____ AVAILABLE DATA

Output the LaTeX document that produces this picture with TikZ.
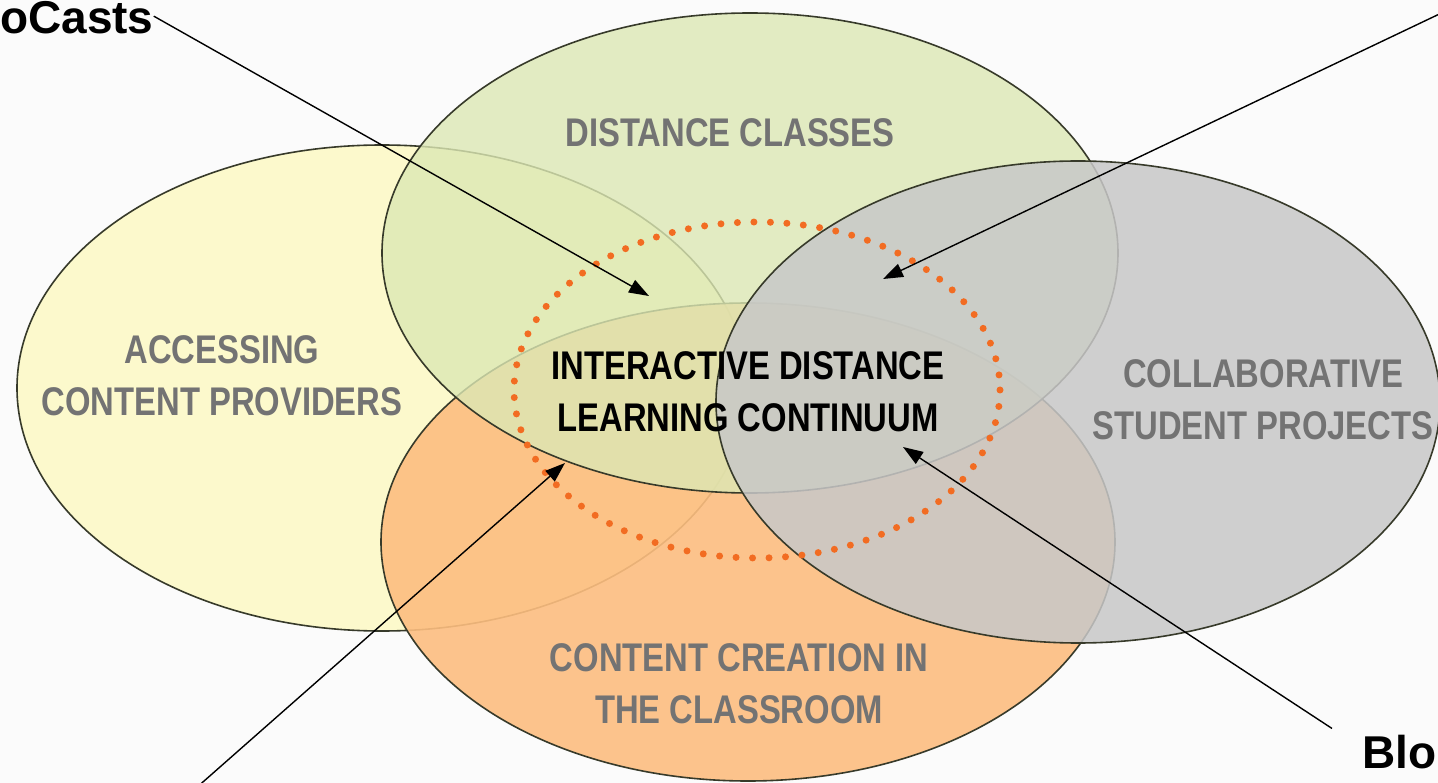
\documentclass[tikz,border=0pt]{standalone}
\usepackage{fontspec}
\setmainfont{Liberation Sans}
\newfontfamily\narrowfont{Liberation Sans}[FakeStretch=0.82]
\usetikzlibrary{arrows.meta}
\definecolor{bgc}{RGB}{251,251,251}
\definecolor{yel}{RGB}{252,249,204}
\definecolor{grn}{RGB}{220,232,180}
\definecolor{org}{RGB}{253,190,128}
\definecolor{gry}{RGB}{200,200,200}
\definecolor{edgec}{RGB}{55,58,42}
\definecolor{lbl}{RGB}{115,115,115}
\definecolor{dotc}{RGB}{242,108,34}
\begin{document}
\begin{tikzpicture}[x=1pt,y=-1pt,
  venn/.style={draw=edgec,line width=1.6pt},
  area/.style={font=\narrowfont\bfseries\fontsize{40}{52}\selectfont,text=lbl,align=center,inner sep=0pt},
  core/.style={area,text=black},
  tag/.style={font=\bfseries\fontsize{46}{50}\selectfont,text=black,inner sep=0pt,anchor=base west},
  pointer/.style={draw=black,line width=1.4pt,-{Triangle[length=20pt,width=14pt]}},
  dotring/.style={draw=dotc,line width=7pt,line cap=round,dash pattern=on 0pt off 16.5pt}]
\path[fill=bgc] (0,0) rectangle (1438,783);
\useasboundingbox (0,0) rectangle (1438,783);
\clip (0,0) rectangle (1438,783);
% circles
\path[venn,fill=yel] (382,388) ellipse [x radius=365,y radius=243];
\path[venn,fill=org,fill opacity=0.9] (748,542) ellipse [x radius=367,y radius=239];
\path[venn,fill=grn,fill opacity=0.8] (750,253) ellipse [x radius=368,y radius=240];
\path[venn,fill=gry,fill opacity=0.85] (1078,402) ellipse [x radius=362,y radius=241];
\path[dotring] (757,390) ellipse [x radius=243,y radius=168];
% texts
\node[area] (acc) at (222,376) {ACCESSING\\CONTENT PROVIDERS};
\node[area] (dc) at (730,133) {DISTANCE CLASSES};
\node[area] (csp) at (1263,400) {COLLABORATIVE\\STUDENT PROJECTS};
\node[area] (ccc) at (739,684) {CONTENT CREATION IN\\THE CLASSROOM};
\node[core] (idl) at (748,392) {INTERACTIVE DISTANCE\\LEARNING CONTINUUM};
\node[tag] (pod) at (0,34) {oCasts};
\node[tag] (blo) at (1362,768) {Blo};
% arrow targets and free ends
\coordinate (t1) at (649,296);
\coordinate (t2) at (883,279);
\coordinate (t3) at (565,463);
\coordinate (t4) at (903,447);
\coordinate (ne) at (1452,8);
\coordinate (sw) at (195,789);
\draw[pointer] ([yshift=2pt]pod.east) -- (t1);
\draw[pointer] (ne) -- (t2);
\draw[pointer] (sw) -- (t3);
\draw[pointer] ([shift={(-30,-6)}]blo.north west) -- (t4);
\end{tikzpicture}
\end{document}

________

▸ **AIM**: Set the pictures aside and transcribe the data above exactly.

▸ **EXERCISE RESPONSE**:
Output the LaTeX document that produces this picture with TikZ.
\documentclass[tikz,border=0pt]{standalone}
\usepackage{fontspec}
\setmainfont{Liberation Sans}
\newfontfamily\narrowfont{Liberation Sans}[FakeStretch=0.82]
\usetikzlibrary{arrows.meta}
\definecolor{bgc}{RGB}{251,251,251}
\definecolor{yel}{RGB}{252,249,204}
\definecolor{grn}{RGB}{220,232,180}
\definecolor{org}{RGB}{253,190,128}
\definecolor{gry}{RGB}{200,200,200}
\definecolor{edgec}{RGB}{55,58,42}
\definecolor{lbl}{RGB}{115,115,115}
\definecolor{dotc}{RGB}{242,108,34}
\begin{document}
\begin{tikzpicture}[x=1pt,y=-1pt,
  venn/.style={draw=edgec,line width=1.6pt},
  area/.style={font=\narrowfont\bfseries\fontsize{40}{52}\selectfont,text=lbl,align=center,inner sep=0pt},
  core/.style={area,text=black},
  tag/.style={font=\bfseries\fontsize{46}{50}\selectfont,text=black,inner sep=0pt,anchor=base west},
  pointer/.style={draw=black,line width=1.4pt,-{Triangle[length=20pt,width=14pt]}},
  dotring/.style={draw=dotc,line width=7pt,line cap=round,dash pattern=on 0pt off 16.5pt}]
\path[fill=bgc] (0,0) rectangle (1438,783);
\useasboundingbox (0,0) rectangle (1438,783);
\clip (0,0) rectangle (1438,783);
% circles
\path[venn,fill=yel] (382,388) ellipse [x radius=365,y radius=243];
\path[venn,fill=org,fill opacity=0.9] (748,542) ellipse [x radius=367,y radius=239];
\path[venn,fill=grn,fill opacity=0.8] (750,253) ellipse [x radius=368,y radius=240];
\path[venn,fill=gry,fill opacity=0.85] (1078,402) ellipse [x radius=362,y radius=241];
\path[dotring] (757,390) ellipse [x radius=243,y radius=168];
% texts
\node[area] (acc) at (222,376) {ACCESSING\\CONTENT PROVIDERS};
\node[area] (dc) at (730,133) {DISTANCE CLASSES};
\node[area] (csp) at (1263,400) {COLLABORATIVE\\STUDENT PROJECTS};
\node[area] (ccc) at (739,684) {CONTENT CREATION IN\\THE CLASSROOM};
\node[core] (idl) at (748,392) {INTERACTIVE DISTANCE\\LEARNING CONTINUUM};
\node[tag] (pod) at (0,34) {oCasts};
\node[tag] (blo) at (1362,768) {Blo};
% arrow targets and free ends
\coordinate (t1) at (649,296);
\coordinate (t2) at (883,279);
\coordinate (t3) at (565,463);
\coordinate (t4) at (903,447);
\coordinate (ne) at (1452,8);
\coordinate (sw) at (195,789);
\draw[pointer] ([yshift=2pt]pod.east) -- (t1);
\draw[pointer] (ne) -- (t2);
\draw[pointer] (sw) -- (t3);
\draw[pointer] ([shift={(-30,-6)}]blo.north west) -- (t4);
\end{tikzpicture}
\end{document}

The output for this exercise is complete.